The next time somebody wants to slam Amazon for not being more profitable please explain this. Amazon is continuing to grow at such a rapid pace that of course it should take some of today’s profits and reinvest them in growth (or acquisitions).

If there is a company that can’t grow fast enough then they should do other things with their profits, like return it to shareholders.

Appendix:

Early I discussed why stock option incentive expenses are not really cash losses and how people often misunderstand this leading to people proclaiming that Snap lost $2 billion! when they didn’t actually lose that in cash.

I don’t want to pretend that stock-option grants have zero impact on you as a shareholder. Stock option grants dilute your ownership in the company. They work a little bit like inflation. Inflation doesn’t “feel” like you’re losing value because if you have $10,000 in the bank you still have $10,000 after a year of 20% inflation but it actually buys you less when you want to spend it. Stock-option incentives are similar in that they dilute your ownership but you still own the same number of shares. It may impact you in ways you don’t understand because the institutions who drive the price of your shares may push down the share price but you probably won’t understand the correlation.

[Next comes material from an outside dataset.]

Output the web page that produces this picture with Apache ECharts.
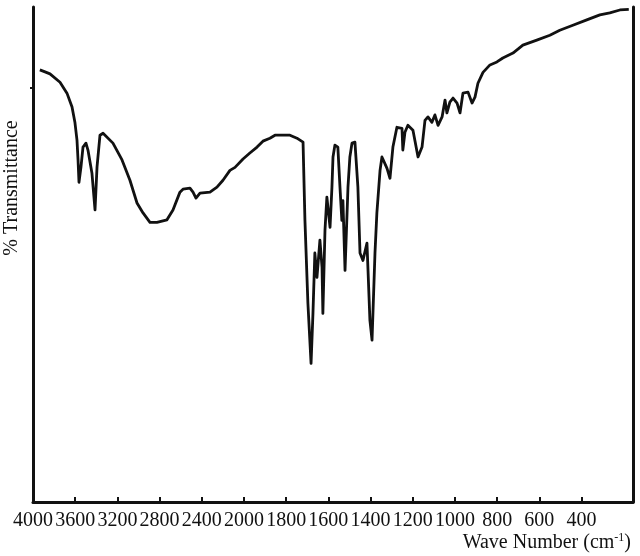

Executives explain these incentives as necessary to motivate top talent to stay at the company, innovate and in turn drive the value in your stock and of course this is true to an extent. Like all things of course there is a trade-off between payout out rewards to owners and paying out rewards to management. In some public tech stocks the size of the payout to top executives — even when they don’t perform well and eventually get acquired — the payouts are ridiculous.